The acrylic paint that Watson has used in this work affects his choice of colour. He has used a vivid palette of neon coral, green and yellow alongside dark blue to create shadow. Watson has applied each colour directly onto the canvas, blending them into each other before the acrylic paint can dry. The colour is dabbed onto the canvas with short brushstrokes: the colour and painting style act to unify the piece and to highlight the man’s relationship with the natural world.

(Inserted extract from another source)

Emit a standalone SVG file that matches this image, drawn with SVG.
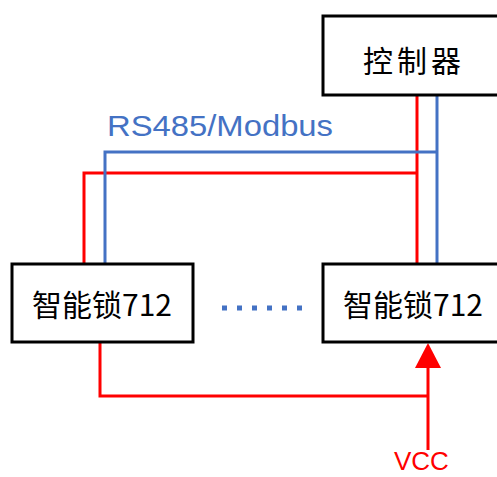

Watson lived on Shetland as a young boy and his work is inspired by his memories of island life. He has a strong interest in the history of places and the myths and legends surrounding them. North Rona lies twenty-five miles north of of Lewis, and is often absent from most maps. As far as it is known this island was continuously inhabited until the 1830s when it was finally abandoned altogether. Watson’s family moved around a lot when he was growing up which he states gave him broad experience of living and adapting to new people and social situations. However, he claims that the downside to this is feeling that he has no definite roots. It is this exploration into the sense of a place and the idea of having roots somewhere that he is trying to grasp in this work. The solitary figure in this painting clearly belongs to this environment. Watson states that ‘I have tried to convey what it must have felt like to be the last person living on the island...I see it as a picture with a lot of hope in it.’ However, he makes it clear that he wishes the viewer to make his own mind up about this. The centre of the work is detached from the rest of the landscape which enhances the isolation of the man but there is a small opening through which he can leave his solitary confines. The roughly-sketched man is holding a tool, suggesting that he is a farmer at work on his own land. He lives a simple life, and the sense of solitude appears to relate to his relationship with the rest of the world.
Alan Watson is a Scottish artist who was born in St Andrews in 1957. He comes from a long line of fishing families from the East Neuk of Fife. His fishing heritage is important to him, and sea themes are a recurrent feature in his work. He studied at Duncan of Jordanstone College of Art and Design in Dundee fro 1976-80 and completed his Post Diploma year in 1981. In the same year he won two travelling scholarships and in 1983 he won the Scottish Arts Council Young Artist’s Bursary Award to support his research into St Kilda’s bird culture. His work has been exhibited throughout the UK, Russia, China, USA and Europe and is included in many public and private collections in the UK and private collections in Europe, Russia and Asia.